I’m porting a scientific application written in Fortran to GPUs.
After I porting a subroutine into a device subroutine, I found that the result are not identical with the one produced by CPU.
After some experiments, I found that when executing Fortran intrinsics “EXP()”, the GPU and CPU producing different result.
Here is the code:
REAL , INTENT(IN) :: DT ! DT is a single precision float
REAL , INTENT(IN) :: HSCALE ! HSCALE is a single precision float
REAL , INTENT(INOUT) :: RAUTO ! RAUTO is where the result store, and is also single precision float
RAUTO=EXP(-DT/HSCALE) ! The input DT=60.0, HSCALE=10800.0
This code simply means that RAUTO =e^(-DT/HSCALE), and DT=60.0, HSCALE=10800.0
When compiling using pgi fortran compiler for cc6.0(pascal)(Command lines are: pgfortran -c -O3 -Mfree -Mcuda -Mcuda=cc60 filename), the Result RAUTO is 0.994459807873 (I use format to output more digits than single precision number default).
When using the same compiler for x64 CPU using emulation flag(Command lines are: pgfortran -c -O3 -Mfree -Mcuda -Mcuda=emu filename), the result is 0.994459867477.

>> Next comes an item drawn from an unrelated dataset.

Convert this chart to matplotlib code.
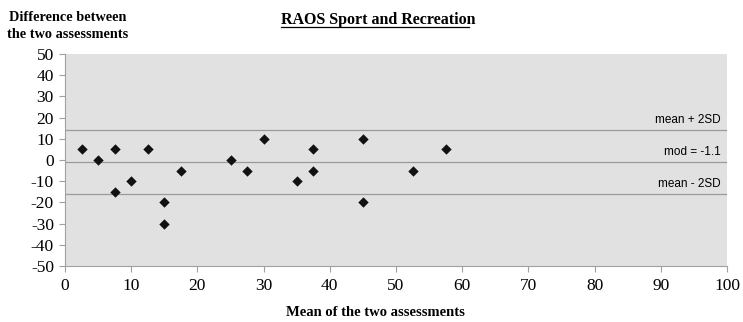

And if I compile the whole program using emulation flag(that is running cuda threads on CPU), the output result are identical to origin CPU program. So together with the finding above, I believe that the differences are due to how GPU and CPU calculate EXP.
So, is that true that CPU and GPU are calculating EXP intrinsics differently? To my knowledge, GPU has dedicated Hardware called “Special function Units” that calculate these intrinsics, while CPU depends on compiler’s software implementation to do the calculation.
By the way, are there any methods to make CPU and GPU produce identical results for these intrinsics?